2) I want to get value from a range of hands he might 3-bet pre-flop with. He is on the button, which opens the range of hands he might be holding here. So if there is a good chance i can get a shove called by AK, AQ, QQ, JJ, then i am missing out on a ton of value by not shoving.
So I think in this example, you werent quite sure how you wanted to proceed in the hand. And were looking for ways to fold. With kings, and a 27.5 BB stack, you shouldnt be looking for reasons to fold.
I think that's very good analysis....thanks. I suspected at least 1 ace holding there on the raise....I clearly thought that I would have to carefully weigh what to do if an Ace hit on the flop. Beyond that, my thinking was not very clear.
Gut reaction...I 4 bet the BB when I open online, so the great majority of times I only get called. A reraise on the 4 BB, at least in the middle stages of a tournament is rare, so you have to give the raiser some respect. I did not clearly think that, but that was a gut perception.
Also another gut perception I think I had working was this was on the tail of showing that I called an all in with QQ. I find that people give this a lot more subconscious respect than they should based on statistics alone. The evidence I use to support this: If you show down a very strong hand, and then open a pot on the next hand, no matter what you are holding, I observe that you will take down that next hand without a call a large percentage of the time, and a call or raise on this next hand is probably a very premium hand....I haven't kept stats, but it seems much higher than on a usual pot opener.

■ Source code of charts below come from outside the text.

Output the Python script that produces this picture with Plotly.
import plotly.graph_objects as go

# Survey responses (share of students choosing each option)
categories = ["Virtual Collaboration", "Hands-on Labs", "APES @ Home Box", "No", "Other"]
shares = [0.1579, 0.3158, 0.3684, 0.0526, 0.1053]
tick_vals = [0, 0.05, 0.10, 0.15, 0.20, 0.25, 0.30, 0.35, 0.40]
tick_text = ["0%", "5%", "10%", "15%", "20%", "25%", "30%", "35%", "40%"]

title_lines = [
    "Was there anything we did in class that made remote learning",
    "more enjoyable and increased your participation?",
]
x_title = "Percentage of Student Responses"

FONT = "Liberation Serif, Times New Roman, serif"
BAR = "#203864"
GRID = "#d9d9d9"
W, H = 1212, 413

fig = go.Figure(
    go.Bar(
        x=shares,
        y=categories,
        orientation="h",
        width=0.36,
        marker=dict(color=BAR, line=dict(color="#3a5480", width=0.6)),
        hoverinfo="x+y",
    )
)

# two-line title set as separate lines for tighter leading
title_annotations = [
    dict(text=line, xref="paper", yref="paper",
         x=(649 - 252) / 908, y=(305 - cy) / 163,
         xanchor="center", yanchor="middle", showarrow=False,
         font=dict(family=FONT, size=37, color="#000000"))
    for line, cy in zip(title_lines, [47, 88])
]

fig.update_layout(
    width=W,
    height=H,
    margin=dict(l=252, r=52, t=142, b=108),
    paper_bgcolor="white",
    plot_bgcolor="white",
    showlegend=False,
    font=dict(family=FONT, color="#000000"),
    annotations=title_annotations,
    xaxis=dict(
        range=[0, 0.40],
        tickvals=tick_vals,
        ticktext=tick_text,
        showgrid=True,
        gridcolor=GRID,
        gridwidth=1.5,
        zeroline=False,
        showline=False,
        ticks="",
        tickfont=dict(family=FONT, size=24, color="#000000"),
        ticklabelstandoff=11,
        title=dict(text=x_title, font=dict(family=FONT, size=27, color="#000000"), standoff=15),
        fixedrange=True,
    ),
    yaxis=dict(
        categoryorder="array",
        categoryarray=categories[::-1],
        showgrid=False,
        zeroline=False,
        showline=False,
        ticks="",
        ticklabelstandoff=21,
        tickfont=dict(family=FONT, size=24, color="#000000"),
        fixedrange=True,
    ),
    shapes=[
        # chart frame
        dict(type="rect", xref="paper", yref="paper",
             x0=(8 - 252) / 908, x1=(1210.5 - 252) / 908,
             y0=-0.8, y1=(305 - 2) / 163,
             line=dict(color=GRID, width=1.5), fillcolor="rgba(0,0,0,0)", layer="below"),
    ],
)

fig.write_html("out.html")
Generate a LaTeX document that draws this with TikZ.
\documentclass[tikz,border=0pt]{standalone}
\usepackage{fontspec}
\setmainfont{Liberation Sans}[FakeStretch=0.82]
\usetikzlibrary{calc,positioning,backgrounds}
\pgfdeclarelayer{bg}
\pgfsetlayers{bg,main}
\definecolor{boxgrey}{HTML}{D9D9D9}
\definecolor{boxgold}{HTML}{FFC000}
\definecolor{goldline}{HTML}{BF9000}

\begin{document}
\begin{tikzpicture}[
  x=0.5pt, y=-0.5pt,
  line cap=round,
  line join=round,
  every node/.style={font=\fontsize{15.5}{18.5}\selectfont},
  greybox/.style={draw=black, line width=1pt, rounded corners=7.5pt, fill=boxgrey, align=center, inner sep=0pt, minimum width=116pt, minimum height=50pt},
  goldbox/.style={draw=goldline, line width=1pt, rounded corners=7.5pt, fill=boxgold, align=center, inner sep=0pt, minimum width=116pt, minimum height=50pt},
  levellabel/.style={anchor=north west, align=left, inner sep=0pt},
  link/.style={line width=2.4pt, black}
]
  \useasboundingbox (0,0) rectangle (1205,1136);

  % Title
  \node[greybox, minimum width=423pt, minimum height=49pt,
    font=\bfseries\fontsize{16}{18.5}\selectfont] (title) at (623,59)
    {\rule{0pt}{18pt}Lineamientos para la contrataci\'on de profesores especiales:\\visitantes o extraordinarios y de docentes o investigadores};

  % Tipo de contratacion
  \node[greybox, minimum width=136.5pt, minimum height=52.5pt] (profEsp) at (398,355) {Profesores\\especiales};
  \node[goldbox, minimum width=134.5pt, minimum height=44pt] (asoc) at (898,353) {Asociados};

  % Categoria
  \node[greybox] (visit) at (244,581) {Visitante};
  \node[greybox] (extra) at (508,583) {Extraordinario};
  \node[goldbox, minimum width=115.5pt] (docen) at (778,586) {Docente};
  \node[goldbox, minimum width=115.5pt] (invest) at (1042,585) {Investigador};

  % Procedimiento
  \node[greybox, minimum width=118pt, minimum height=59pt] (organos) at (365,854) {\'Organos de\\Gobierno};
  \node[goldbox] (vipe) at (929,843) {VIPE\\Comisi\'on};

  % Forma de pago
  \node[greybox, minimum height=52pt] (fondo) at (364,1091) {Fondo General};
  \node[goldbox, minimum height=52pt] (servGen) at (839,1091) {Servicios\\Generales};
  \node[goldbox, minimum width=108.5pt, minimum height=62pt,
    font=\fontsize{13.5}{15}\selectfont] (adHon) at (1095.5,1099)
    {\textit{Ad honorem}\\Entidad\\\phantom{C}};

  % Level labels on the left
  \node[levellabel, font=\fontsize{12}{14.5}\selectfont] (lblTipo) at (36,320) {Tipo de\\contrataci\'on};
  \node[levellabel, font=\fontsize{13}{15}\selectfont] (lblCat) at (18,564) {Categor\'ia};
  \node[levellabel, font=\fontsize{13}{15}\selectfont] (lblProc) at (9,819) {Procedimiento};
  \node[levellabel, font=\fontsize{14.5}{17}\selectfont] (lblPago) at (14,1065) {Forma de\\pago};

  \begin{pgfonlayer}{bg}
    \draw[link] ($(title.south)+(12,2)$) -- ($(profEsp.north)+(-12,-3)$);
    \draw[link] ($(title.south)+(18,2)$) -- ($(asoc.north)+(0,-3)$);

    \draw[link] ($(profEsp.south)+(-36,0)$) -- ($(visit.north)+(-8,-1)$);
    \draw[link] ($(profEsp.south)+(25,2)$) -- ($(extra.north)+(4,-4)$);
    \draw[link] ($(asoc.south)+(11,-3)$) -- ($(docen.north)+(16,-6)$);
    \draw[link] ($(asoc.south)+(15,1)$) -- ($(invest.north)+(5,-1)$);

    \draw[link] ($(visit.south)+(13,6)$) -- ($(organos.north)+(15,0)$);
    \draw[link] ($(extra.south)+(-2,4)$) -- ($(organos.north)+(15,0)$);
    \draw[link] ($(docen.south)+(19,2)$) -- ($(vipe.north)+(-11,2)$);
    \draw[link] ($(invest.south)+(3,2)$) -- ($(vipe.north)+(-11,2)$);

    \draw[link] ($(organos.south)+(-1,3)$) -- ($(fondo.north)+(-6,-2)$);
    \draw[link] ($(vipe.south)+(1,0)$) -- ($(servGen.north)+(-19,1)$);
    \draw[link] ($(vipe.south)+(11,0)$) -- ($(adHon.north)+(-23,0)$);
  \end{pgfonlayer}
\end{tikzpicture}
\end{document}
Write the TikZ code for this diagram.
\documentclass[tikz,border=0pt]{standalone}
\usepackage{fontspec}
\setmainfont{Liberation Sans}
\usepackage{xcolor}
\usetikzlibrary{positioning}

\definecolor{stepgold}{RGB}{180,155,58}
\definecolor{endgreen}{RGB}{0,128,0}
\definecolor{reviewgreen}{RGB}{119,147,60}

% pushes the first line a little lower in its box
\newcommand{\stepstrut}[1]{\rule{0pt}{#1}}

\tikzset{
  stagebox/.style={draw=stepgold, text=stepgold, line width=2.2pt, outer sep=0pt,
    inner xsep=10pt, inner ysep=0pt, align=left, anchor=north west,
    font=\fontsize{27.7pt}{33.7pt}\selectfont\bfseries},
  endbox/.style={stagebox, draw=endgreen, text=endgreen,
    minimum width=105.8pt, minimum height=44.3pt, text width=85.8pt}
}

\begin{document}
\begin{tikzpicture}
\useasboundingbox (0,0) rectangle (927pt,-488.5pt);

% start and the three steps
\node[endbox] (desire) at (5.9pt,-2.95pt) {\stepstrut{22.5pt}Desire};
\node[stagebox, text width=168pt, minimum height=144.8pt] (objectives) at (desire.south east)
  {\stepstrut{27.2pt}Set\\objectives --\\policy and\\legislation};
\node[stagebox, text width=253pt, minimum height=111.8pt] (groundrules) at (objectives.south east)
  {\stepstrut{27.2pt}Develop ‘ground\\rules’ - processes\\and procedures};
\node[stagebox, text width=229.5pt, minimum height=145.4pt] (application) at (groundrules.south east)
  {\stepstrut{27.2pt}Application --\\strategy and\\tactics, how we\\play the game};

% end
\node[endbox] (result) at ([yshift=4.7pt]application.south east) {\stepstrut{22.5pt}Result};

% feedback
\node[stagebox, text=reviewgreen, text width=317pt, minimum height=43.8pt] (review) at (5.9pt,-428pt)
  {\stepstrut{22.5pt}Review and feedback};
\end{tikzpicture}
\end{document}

If an ace came on the flop, I probably would have checked, and, on the all in....not sure, I want to say I would have folded, but that is probably wishful thinking. If an ace had hit on a rainbow board, and I checked to him, he likely would have checked hoping I would catch up.... So in the end, I probably would end up putting all the chips in somewhere down the line.
But in the end, if I fold KK based on a reraise, especially with that chip stack, thinking I am against AA, and statistically that is 8/220 chance that another player at the table has aces, 1/220 that a specific player has aces, and 1/48400 that two specific players have KK and AA, then I am being frightened at my own shadow....it's going to happen sometimes...but that's the way it goes
27.5 BBs, KK. Go broke every time or get better at 2-outing people, and don't tell me that's not a poker skill. For some, it's their only poker skill. The only thing that could make folding this hand correct is if it's one of those specific tournament situations on the money bubble where you're supposed to fold every hand including AA until someone else busts. I have folded KK preflop only twice in my short poker career. Both were cash games. Both were deep-stacked situations. Both times I knew my opponent well enough that the only hand he could have was AA in that spot. Both times I was right (not a brag post). Both times I still didn't like it. You should have gotten it in preflop. As played, you should go broke every time.
Every time someone folds KK preflop, even if it's right, God kills a kitten.